I've done this twice in my life. First, when I was in college, I took a semester to study abroad in china while continuing my old job for a SF startup remotely. I felt rich, yes. But it was a failure - first and foremost, I want to hang out with people whom I can communicate and enjoy my time with. I learned this lesson after trying this again, but this time, moving to India for 3 months. I am Indian, so I didn't expect the cultural barrier to be as much of a problem. It was.
So the obvious thing to do is to establish some low-cost-of-living Schelling point for all the LWers who want to live cheaply abroad to converge on (and maybe get housing together). Perhaps Shanghai?
I always figured a better idea was to live in an area with really high cost of living with salaries to match (e.g. be a software developer in Silicon Valley or a quant in New York), but maintain a middle-class standard of living, save a big chunk of your salary, and then go live in an area where the cost of living was much lower.
A less drastic version of this, if you are in the US, is to do remote work from a thinly-populated rural state with a low cost of living, and ideally with lower state taxes.
But the problem with that is that you have to live in rural America.
I've been thinking about exactly this. The town where I live is on Kiplinger's top ten best (American) towns for cheapskates, and I've researched the cost of living and such, and it'd be easy to live comfortably on $2000/month (or $1000 or less, if I didn't have student loans to pay). It helps that this town tanked the recession rather well and is constantly growing, so anyone more competent than me can probably find something to exploit for living expenses.
But the culture, the wildlife, the weather, and the logistics of traveling anywhere at all (I'm at least two miles from the nearest sidewalk that isn't driveway-to-porch) are... a bit troubling. I've been seriously researching and comparing here to places like the Bay Area lately, since I really need to change something soon, and I'm still not reasonably sure of what that will be.
$1000/month is doable even in a relatively expensive place like Boston.
I'm not having much trouble living in the Bay Area on <$2000/mo, so I really doubt it's worth living somewhere without an Exploratorium
You mean <$2000/mo?
Gevalt. Edited.
legitimate concerns, but way WAY weaker than the strength of the argument they are set against.
What? No they aren't. Telecommuting from a (formerly) foreign country where things costs much less (and everything that implies) really isn't that great an option.
Foreigners might get more latitude for being weird.

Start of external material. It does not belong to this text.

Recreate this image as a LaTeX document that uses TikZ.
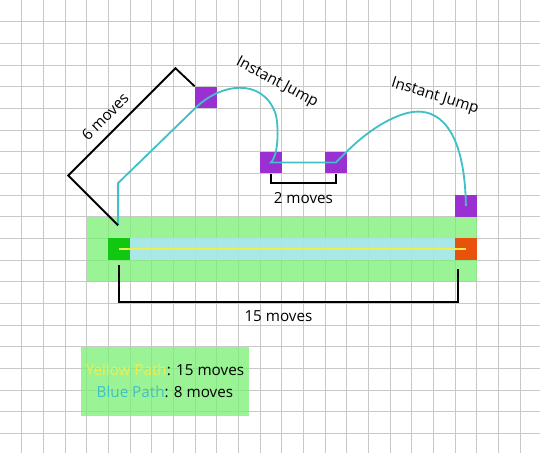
\documentclass[tikz,border=0pt]{standalone}
\usepackage{fontspec}
\setmainfont{Open Sans}
\definecolor{gridgray}{RGB}{200,200,200}
\definecolor{stripgreen}{RGB}{120,240,115}
\definecolor{lanecyan}{RGB}{174,229,252}
\definecolor{startgreen}{RGB}{16,200,16}
\definecolor{goalorange}{RGB}{232,82,12}
\definecolor{portalpurple}{RGB}{155,48,210}
\definecolor{bluepath}{RGB}{64,192,200}
\definecolor{yellowpath}{RGB}{236,238,80}
\tikzset{
  gridline/.style={gridgray, line width=0.5pt},
  cell/.style={rectangle, inner sep=0pt, minimum size=0.5cm, draw=none},
  portal/.style={cell, fill=portalpurple},
  measure/.style={black, line width=1.2pt},
  label/.style={font=\fontsize{10}{12}\selectfont, inner sep=1pt}
}
\begin{document}
\begin{tikzpicture}[x=0.5cm, y=-0.5cm]
    \useasboundingbox (0,0) rectangle (24.92,20.9);
    % Grid
    \foreach \i in {1,...,24} \draw[gridline] (\i,0) -- (\i,20.9);
    \foreach \j in {1,...,20} \draw[gridline] (0,\j) -- (24.92,\j);

    % Areas
    \fill[stripgreen, opacity=0.75] (4,10) rectangle (22,13);
    \fill[lanecyan, opacity=0.8] (6,11) rectangle (21,12);
    \fill[stripgreen, opacity=0.75] (3.75,16) rectangle (11.5,19.2);

    % Squares
    \node[cell, fill=startgreen] (start) at (5.5,11.5) {};
    \node[cell, fill=goalorange] (goal) at (21.5,11.5) {};
    \node[portal] (pa) at (9.5,4.5) {};
    \node[portal] (pb) at (12.5,7.5) {};
    \node[portal] (pc) at (15.5,7.5) {};
    \node[portal] (pd) at (21.5,9.5) {};
    \coordinate (jumpoff) at (5.45,10.4);

    % Paths
    \draw[yellowpath, line width=1.2pt] (start.center) -- (goal.center);
    \draw[bluepath, line width=1.2pt] (jumpoff) -- ++(0,-1.95) -- (pa.south west)
        .. controls (10.2,3.8) and (12.1,3.6) .. (12.7,5.2)
        .. controls (12.85,5.6) and (12.9,7.1) .. (pb.center)
        -- (pc.center) -- (pc.north east)
        .. controls (17.1,5.9) and (18.4,5.15) .. (19.3,5.15)
        .. controls (20.4,5.15) and (21.45,6.2) .. (pd.center);

    % Counts
    \draw[measure] (jumpoff) -- ++(-2.3,-2.3) -- ++(4.95,-4.95) -- (pa.north west);
    \draw[measure] (pb.south) -- ++(0,0.45) -| (pc.south);
    \draw[measure] (5.5,12.25) -- (5.5,13.92) -- (21.15,13.92) -- (21.15,12.42);

    % Labels
    \node[label, rotate=45] (six) at (4.85,5.38) {6 moves};
    \node[label] (two) at (14,9.16) {2 moves};
    \node[label] (fifteen) at (12.85,14.6) {15 moves};
    \node[label, rotate=-28] (jumpa) at (12.78,3.82) {Instant Jump};
    \node[label, rotate=-17] (jumpb) at (20.07,4.46) {Instant Jump};
    \node[label] (legenda) at (7.61,17.07) {\textcolor{yellowpath}{Yellow Path}: 15 moves};
    \node[label] (legendb) at (7.61,18.07) {\textcolor{bluepath}{Blue Path}: 8 moves};
\end{tikzpicture}
\end{document}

The locals will chalk up some degree of idiosyncratic weirdness as cultural differences, and won't expect full familiarity with the local social conventions.
Citation needed.
I would imagine it's a lot less voluntary if you ever plan on returning to the US.
Foreign banks are unlikely to honor a US tax lien on somebody who is not a US national.
I doubt that I would become an expatriate for tax reasons, but if I did I would certainly refuse to pay taxes.